Long before “organic” was a supermarket buzzword, a young Prince of Wales was quietly farming without chemicals at Highgrove and being gently mocked for it. That conviction became one of the most successful royal-linked food brands in Britain — and a model for turning good farming into good causes.
Born at Highgrove
King Charles III set up Duchy Originals in 1990, when he was Prince of Wales, as an outlet for the organic food grown on his Highgrove estate and the neighbouring Home Farm. The first product, famously, was an organic oaten biscuit. At the time, organic farming was distinctly unfashionable; the brand was a way of putting the King’s long-held principles about sustainable agriculture onto the nation’s shelves.
The Waitrose partnership
The brand found its natural home with Waitrose, which has sold the range — rebranded as Waitrose Duchy Organic — for well over a decade, with the exclusive right to use the Duchy name. What began with a single biscuit now spans hundreds of products, from sausages to marmalade, all held to organic standards.
Profits with a purpose
Here is the part that makes it more than a premium label: the venture has channelled millions of pounds into the King’s charitable work over the years.

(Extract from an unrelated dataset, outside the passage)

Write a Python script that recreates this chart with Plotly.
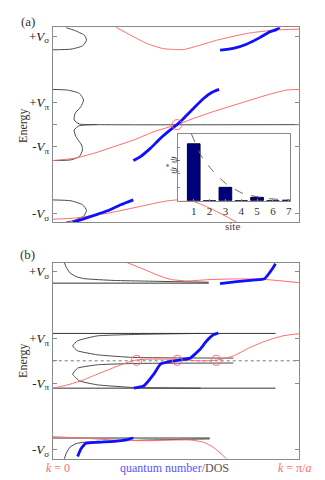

The arrangement was structured so that profits and royalties flow to the King’s charitable foundation rather than to private pockets — a rare model of a commercial brand built explicitly to fund good causes.
More than a label
Duchy Organic endures because it stands for something its founder believed in long before it was popular: that food can be produced with care for the land, and that doing so can also do good. Whatever you make of the royals, it is a quietly principled idea — and a very tasty biscuit.
Brand ownership, ranges and charitable arrangements have evolved over time; details are correct as of 2026.